- DVD cover art
- Directed by: Paul Naschy
- Written by: Paul Naschy
- Produced by: Augusto Boue Julia Saly
- Starring: Paul Naschy Julia Saly Lola Gaos Frances Ondiviela Silvia Miro
- Cinematography: Julio Burgos
- Edited by: Roberto Fandiño
- Music by: Moncho Alpuente Servando Carballar
- Release date: May 1983 (Spain);
- Running time: 92 minutes
- Countries: Spain Japan
- Language: Spanish

= Panic Beats =

Panic Beats (Latidos de Pánico) is a 1983 film starring Paul Naschy and Julia Saly. The film was a Spanish-Japanese co-production made as a sequel to Naschy's 1972 Horror Rises From the Tomb (featuring the return of his "Alaric de Marnac" character from the previous film). It was produced by Augusto Boue and Julia Saly for Naschy's company Aconito Films. Paul Naschy plays the monstrous Alaric de Marnac and Julia Saly, Lola Gaos, and Silvia Miro co-star. Some stock music written by Roberto Nicolosi for 1959's Caltiki the Immortal Monster can be heard in the background.

Fernando Florido handled the gore and special effects. The film features a number of scenes involving full frontal female nudity. The old mansion Naschy used in the film was actually one of Generalisimo Francisco Franco's former homes, and in between takes, Naschy roamed the house and enjoyed rummaging through the various furnishings and paraphernalia that was left to rot in the house after Franco's death in 1975.

==Plot==
Paul Marnac plots to get rid of his wealthy wife Genevieve (who has a weak heart) by frightening her to death. He brings her to stay for a few months at his parents' old mansion in the country, telling her the peace and serenity will improve her heart condition. Meanwhile he is scaring her with legends of his 15th century ancestor, an evil murderous knight named Alaric de Marnac, making her think the monster still inhabits the house. Paul is having an affair with Julie, his young maid, and plans to marry her after his wife is out of the way. Paul even goes so far as to disguise himself as Alaric, wearing a 15th century suit of armor, and succeeds in scaring the poor woman to death. But the joke is on Paul, because after getting Paul to marry her, Julie electrocutes him in the bathtub. Thinking her plan has succeeded, Julie prepares to celebrate her ill-gotten gains, but then realizes that the legends of Alaric were true.

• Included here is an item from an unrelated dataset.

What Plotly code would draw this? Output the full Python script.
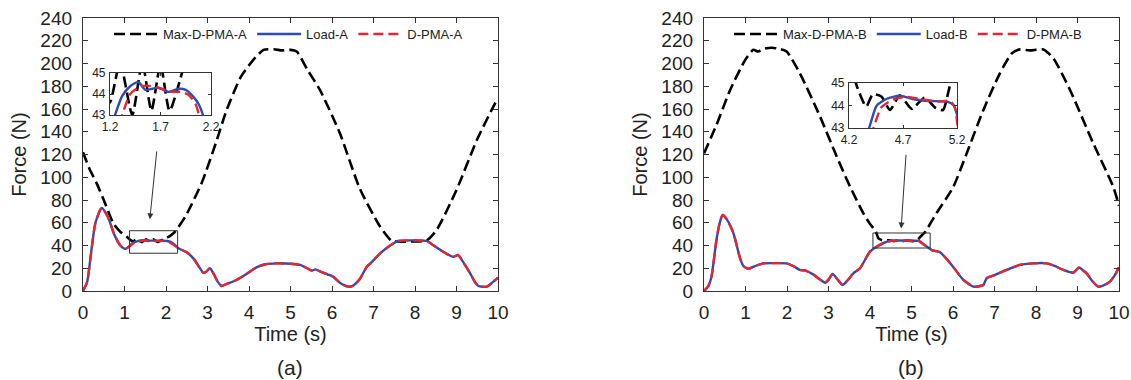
import plotly.graph_objects as go

# ---------------- data ----------------
# Panel (a)
t_load_a = [0.0, 0.1, 0.2, 0.3, 0.45, 0.6, 0.75, 0.9, 1.02, 1.12, 1.2, 1.25, 1.32, 1.4, 1.48, 1.55,
            1.62, 1.68, 1.78, 1.88, 1.95, 2.02, 2.08, 2.12, 2.2, 2.3, 2.5, 2.66, 2.8, 2.9, 2.97,
            3.06, 3.15, 3.25, 3.34, 3.45, 3.7, 3.9, 4.18, 4.4, 4.67, 5.0, 5.23, 5.4, 5.51, 5.6,
            5.75, 5.9, 6.03, 6.2, 6.39, 6.5, 6.6, 6.67, 6.84, 6.92, 7.16, 7.4, 7.6, 7.9, 8.28,
            8.45, 8.64, 8.8, 8.92, 9.04, 9.15, 9.33, 9.45, 9.53, 9.73, 9.85, 10.0]
load_a = [0, 8, 35, 60, 73, 65, 50, 40, 37, 39.5, 42.2, 43.0, 43.9, 44.37, 44.57, 44.2,
          44.25, 44.3, 44.1, 44.25, 44.2, 43.9, 43.5, 43.0, 41.0, 37.5, 34, 28.7, 21, 16, 17,
          20, 15, 8, 4.4, 6, 9.7, 14, 20.8, 23.5, 24.3, 24, 22.9, 20, 17.9, 19,
          16.5, 14.5, 12.6, 7, 3.8, 4.5, 7.5, 10.5, 21.4, 24, 33, 40, 44, 44.5, 44,
          40, 35.4, 32, 30, 31.6, 26, 15.5, 7.5, 4.4, 3.8, 7, 11.7]

t_dpma_a = [0.0, 0.1, 0.2, 0.3, 0.45, 0.6, 0.75, 0.9, 1.02, 1.12, 1.2, 1.25, 1.32, 1.4, 1.5, 1.57,
            1.7, 1.82, 1.9, 1.98, 2.05, 2.08, 2.15, 2.3, 2.5, 2.66, 2.8, 2.9, 2.97,
            3.06, 3.15, 3.25, 3.34, 3.45, 3.7, 3.9, 4.18, 4.4, 4.67, 5.0, 5.23, 5.4, 5.51, 5.6,
            5.75, 5.9, 6.03, 6.2, 6.39, 6.5, 6.6, 6.67, 6.84, 6.92, 7.16, 7.4, 7.6, 7.9, 8.28,
            8.45, 8.64, 8.8, 8.92, 9.04, 9.15, 9.33, 9.45, 9.53, 9.73, 9.85, 10.0]
dpma_a = [0, 8, 35, 60, 73, 65, 50, 40, 37, 39.2, 41.5, 42.2, 43.0, 44.0, 44.35, 44.4,
          44.27, 44.1, 44.1, 43.95, 43.5, 43.0, 41.3, 37.5, 34, 28.7, 21, 16, 17,
          20, 15, 8, 4.4, 6, 9.7, 14, 20.8, 23.5, 24.3, 24, 22.9, 20, 17.9, 19,
          16.5, 14.5, 12.6, 7, 3.8, 4.5, 7.5, 10.5, 21.4, 24, 33, 40, 44, 44.5, 44,
          40, 35.4, 32, 30, 31.6, 26, 15.5, 7.5, 4.4, 3.8, 7, 11.7]

t_max_a = [0.0, 0.15, 0.33, 0.5, 0.73, 0.9, 1.05, 1.12, 1.2, 1.3, 1.42, 1.52, 1.61, 1.7, 1.79,
           1.93, 2.0, 2.1, 2.2, 2.46, 2.86, 3.2, 3.46, 3.8, 4.1, 4.35, 4.6, 4.8, 5.0, 5.15,
           5.4, 5.71, 6.19, 6.67, 7.16, 7.44, 7.6, 7.9, 8.28, 8.52, 9.0, 9.49, 9.93, 10.0]
max_a = [122, 108, 94.6, 80, 59.5, 52, 48, 45.5, 43.6, 45.5, 43.0, 45.5, 43.2, 45.4, 43.2,
         45.3, 46.5, 48.5, 51.5, 65, 95, 130, 159, 188, 203, 212, 212.5, 211.5, 212, 210.5,
         195, 176.7, 138.6, 90, 56.5, 44, 43.5, 43.5, 44.5, 53.6, 88.8, 132.7, 165, 169]

# Panel (b)
t_load_b = [0.0, 0.1, 0.18, 0.3, 0.38, 0.45, 0.55, 0.71, 0.87, 0.95, 1.07, 1.2, 1.43, 1.7, 1.99,
            2.15, 2.31, 2.45, 2.63, 2.8, 2.92, 3.0, 3.1, 3.2, 3.34, 3.45, 3.6, 3.76, 4.0, 4.2,
            4.3, 4.386, 4.457, 4.55, 4.67, 4.8, 4.95, 5.11, 5.17, 5.2, 5.25, 5.35, 5.49, 5.6,
            5.69, 5.85, 6.0, 6.25, 6.49, 6.6, 6.73, 6.81, 7.0, 7.29, 7.61, 7.93, 8.26, 8.45,
            8.66, 8.9, 9.04, 9.12, 9.22, 9.35, 9.5, 9.6, 9.78, 9.9, 10.0]
load_b = [0, 4, 12.6, 44.8, 60, 66.8, 63, 50.7, 28.7, 22, 19.5, 21.5, 24.3, 24.5, 24.3,
          22, 18.5, 18, 14.6, 10, 7.3, 10, 15, 11, 5.3, 9, 15.5, 20, 34.6, 40,
          42, 43, 44.0, 44.3, 44.43, 44.28, 44.2, 44.17, 44.0, 43.6, 42.5, 39.5, 36, 35,
          34, 28, 21.4, 9.7, 3.8, 4, 5.3, 11.2, 14, 18.5, 22.9, 24.3, 24.3, 22,
          18.5, 16.1, 20.8, 18.5, 15.5, 9, 3.8, 4.5, 8.2, 14, 20.8]

t_dpma_b = [0.0, 0.1, 0.18, 0.3, 0.38, 0.45, 0.55, 0.71, 0.87, 0.95, 1.07, 1.2, 1.43, 1.7, 1.99,
            2.15, 2.31, 2.45, 2.63, 2.8, 2.92, 3.0, 3.1, 3.2, 3.34, 3.45, 3.6, 3.76, 4.0, 4.2,
            4.3, 4.426, 4.5, 4.61, 4.74, 4.87, 5.02, 5.14, 5.185, 5.2, 5.25, 5.35, 5.49, 5.6,
            5.69, 5.85, 6.0, 6.25, 6.49, 6.6, 6.73, 6.81, 7.0, 7.29, 7.61, 7.93, 8.26, 8.45,
            8.66, 8.9, 9.04, 9.12, 9.22, 9.35, 9.5, 9.6, 9.78, 9.9, 10.0]
dpma_b = [0, 4, 12.6, 44.8, 60, 66.8, 63, 50.7, 28.7, 22, 19.5, 21.5, 24.3, 24.5, 24.3,
          22, 18.5, 18, 14.6, 10, 7.3, 10, 15, 11, 5.3, 9, 15.5, 20, 34.6, 39.5,
          41.5, 43, 43.92, 44.27, 44.38, 44.28, 44.17, 44.2, 43.85, 43.3, 42, 39.5, 36, 35,
          34, 28, 21.4, 9.7, 3.8, 4, 5.3, 11.2, 14, 18.5, 22.9, 24.3, 24.3, 22,
          18.5, 16.1, 20.8, 18.5, 15.5, 9, 3.8, 4.5, 8.2, 14, 20.8]

t_max_b = [0.0, 0.3, 0.63, 0.99, 1.19, 1.3, 1.45, 1.63, 1.8, 1.99, 2.31, 2.8, 3.2, 3.52, 3.84,
           4.0, 4.14, 4.2, 4.27, 4.36, 4.42, 4.5, 4.58, 4.67, 4.78, 4.9, 5.0, 5.07, 5.12, 5.16,
           5.25, 5.33, 5.6, 6.0, 6.33, 6.73, 7.13, 7.42, 7.61, 7.85, 8.18, 8.42, 8.82, 9.38,
           9.86, 10.0]
max_b = [121, 146, 176.7, 203, 212, 210.5, 213, 213.9, 213, 210.5, 191.4, 153, 118, 91.7, 68.3,
         59, 52.2, 46.5, 44.9, 43.95, 44.5, 44.4, 43.8, 44.45, 43.85, 44.35, 43.9, 43.8, 44.6, 45.5,
         49, 52, 68.3, 91, 121, 159, 191.4, 209, 212.4, 211.5, 212.4, 204.5, 176.7, 129.8,
         91.7, 75]

x_ticks = list(range(0, 11))
y_ticks = list(range(0, 241, 20))
inset_a_ticks = [1.2, 1.7, 2.2]
inset_b_ticks = [4.2, 4.7, 5.2]
inset_y_ticks = [43, 44, 45]

# ---------------- styling ----------------
FONT = "Liberation Sans, Arial, sans-serif"
TXT = "#222222"
AX = "#333333"
BLUE = "#2B4CB3"
RED = "#E52630"
BLACK = "#000000"
W, H = 1131, 380

def px_x(p):
    return p / W

def px_y(p):
    return 1 - p / H

fig = go.Figure()

def add_series(xa, ya, suffix, t_max, v_max, t_load, v_load, t_dp, v_dp, legend, show):
    fig.add_trace(go.Scatter(x=t_max, y=v_max, mode="lines", name="Max-D-PMA-" + suffix,
                             line=dict(color=BLACK, width=2.6, dash="11px,5px", shape="spline", smoothing=0.6),
                             xaxis=xa, yaxis=ya, legend=legend, showlegend=show))
    fig.add_trace(go.Scatter(x=t_load, y=v_load, mode="lines", name="Load-" + suffix,
                             line=dict(color=BLUE, width=2.4, shape="spline", smoothing=0.6),
                             xaxis=xa, yaxis=ya, legend=legend, showlegend=show))
    fig.add_trace(go.Scatter(x=t_dp, y=v_dp, mode="lines", name="D-PMA-" + suffix,
                             line=dict(color=RED, width=2.4, dash="10px,5px", shape="spline", smoothing=0.6),
                             xaxis=xa, yaxis=ya, legend=legend, showlegend=show))

add_series("x", "y", "A", t_max_a, max_a, t_load_a, load_a, t_dpma_a, dpma_a, "legend", True)
add_series("x2", "y2", "B", t_max_b, max_b, t_load_b, load_b, t_dpma_b, dpma_b, "legend2", True)
add_series("x3", "y3", "A", t_max_a, max_a, t_load_a, load_a, t_dpma_a, dpma_a, "legend", False)
add_series("x4", "y4", "B", t_max_b, max_b, t_load_b, load_b, t_dpma_b, dpma_b, "legend2", False)

main_ax = dict(showline=True, linecolor=AX, linewidth=1.3, mirror="allticks", ticks="inside",
               ticklen=5, tickwidth=1.2, tickcolor=AX, showgrid=False, zeroline=False,
               automargin=False,
               tickfont=dict(family=FONT, size=19, color=TXT))
inset_ax = dict(showline=True, linecolor=AX, linewidth=1.1, mirror="allticks", ticks="inside",
                ticklen=3, tickwidth=1, tickcolor=AX, showgrid=False, zeroline=False,
                automargin=False,
                tickfont=dict(family=FONT, size=12, color=TXT), ticklabelstandoff=1)

dom_a = [px_x(83), px_x(498)]
dom_b = [px_x(704), px_x(1119)]
dom_y = [px_y(291), px_y(18)]

xt = dict(text="Time (s)", font=dict(family=FONT, size=20, color=TXT), standoff=4)
yt = dict(text="Force (N)", font=dict(family=FONT, size=20, color=TXT), standoff=8)

fig.update_layout(
    width=W, height=H, margin=dict(l=0, r=0, t=0, b=0, autoexpand=False),
    paper_bgcolor="white", plot_bgcolor="rgba(0,0,0,0)",
    font=dict(family=FONT, color=TXT),
    xaxis=dict(main_ax, domain=dom_a, anchor="y", range=[0, 10], tickvals=x_ticks, title=xt, ticklabelstandoff=4),
    yaxis=dict(main_ax, domain=dom_y, anchor="x", range=[0, 240], tickvals=y_ticks, title=yt, ticklabelstandoff=6),
    xaxis2=dict(main_ax, domain=dom_b, anchor="y2", range=[0, 10], tickvals=x_ticks, title=xt, ticklabelstandoff=4),
    yaxis2=dict(main_ax, domain=dom_y, anchor="x2", range=[0, 240], tickvals=y_ticks, title=yt, ticklabelstandoff=6),
    xaxis3=dict(inset_ax, domain=[px_x(110), px_x(211)], anchor="y3", range=[1.2, 2.2], tickvals=inset_a_ticks),
    yaxis3=dict(inset_ax, domain=[px_y(115), px_y(73)], anchor="x3", range=[43, 45], tickvals=inset_y_ticks),
    xaxis4=dict(inset_ax, domain=[px_x(849), px_x(957)], anchor="y4", range=[4.2, 5.2], tickvals=inset_b_ticks),
    yaxis4=dict(inset_ax, domain=[px_y(128), px_y(83)], anchor="x4", range=[43, 45], tickvals=inset_y_ticks),
    legend=dict(orientation="h", x=px_x(109), y=px_y(34), xanchor="left", yanchor="middle",
                bgcolor="rgba(0,0,0,0)", font=dict(family=FONT, size=13, color=TXT),
                itemwidth=44, tracegroupgap=0),
    legend2=dict(orientation="h", x=px_x(729), y=px_y(34), xanchor="left", yanchor="middle",
                 bgcolor="rgba(0,0,0,0)", font=dict(family=FONT, size=13, color=TXT),
                 itemwidth=44, tracegroupgap=0),
    showlegend=True,
)

# zoom rectangles on the main plots
fig.add_shape(type="rect", xref="x", yref="y", x0=1.12, x1=2.28, y0=33.2, y1=53,
              line=dict(color=AX, width=1))
fig.add_shape(type="rect", xref="x2", yref="y2", x0=4.07, x1=5.45, y0=37.8, y1=51,
              line=dict(color=AX, width=1))

# arrows pointing from insets to rectangles
fig.add_annotation(x=1.61, y=63, ax=1.78, ay=124, xref="x", yref="y", axref="x", ayref="y",
                   showarrow=True, arrowhead=2, arrowsize=1.2, arrowwidth=1, arrowcolor=AX, text="")
fig.add_annotation(x=4.75, y=55, ax=4.87, ay=121, xref="x2", yref="y2", axref="x2", ayref="y2",
                   showarrow=True, arrowhead=2, arrowsize=1.2, arrowwidth=1, arrowcolor=AX, text="")

# panel labels
fig.add_annotation(x=px_x(290), y=px_y(367), xref="paper", yref="paper", text="(a)", showarrow=False,
                   font=dict(family=FONT, size=21, color=TXT), xanchor="center", yanchor="middle")
fig.add_annotation(x=px_x(911), y=px_y(367), xref="paper", yref="paper", text="(b)", showarrow=False,
                   font=dict(family=FONT, size=21, color=TXT), xanchor="center", yanchor="middle")

fig.write_html("out.html", config={"displayModeBar": False},
               post_script="document.body.style.margin='0px';document.body.style.overflow='hidden';")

The centuries-old monster appears in the house and wreaks a gory vengeance on Julie.

==Cast==
- Paul Naschy as Paul Marnac
- Julia Saly as Genevieve
- Lola Gaos as Mobile
- Silvia Miró as Mireille
- Frances Ondiviela as Julie
- Manuel Zarzo as Dr. Lacombe
- José Vivó as Dr. Rigaud
- José Sacristán as Alain
- Salvador Sáinz as Catholic priest
- Charly Bravo
- Hector Cantolla
- Carol Kirkham

==Release==
The film was only released in Spain in May 1983, more than a year after it was completed. It was never dubbed in English nor was it shown theatrically outside of Spain. The film was however screened at the Brussels International Film Festival in November 1983, along with Naschy's other 1983 film The Beast and the Magic Sword, and Naschy was given a prize there in recognition of his body of work in the cinefantastique genre.

Panic Beats was later released direct to VHS in the U.S.

Panic Beats was released on DVD in subtitled format by Mondo Macabro on 26 April 2005.

A Blu-ray version of the film came out on 9 March 2021 containing 4K transfer, LPCM 2.0 in Spanish with English subtitles.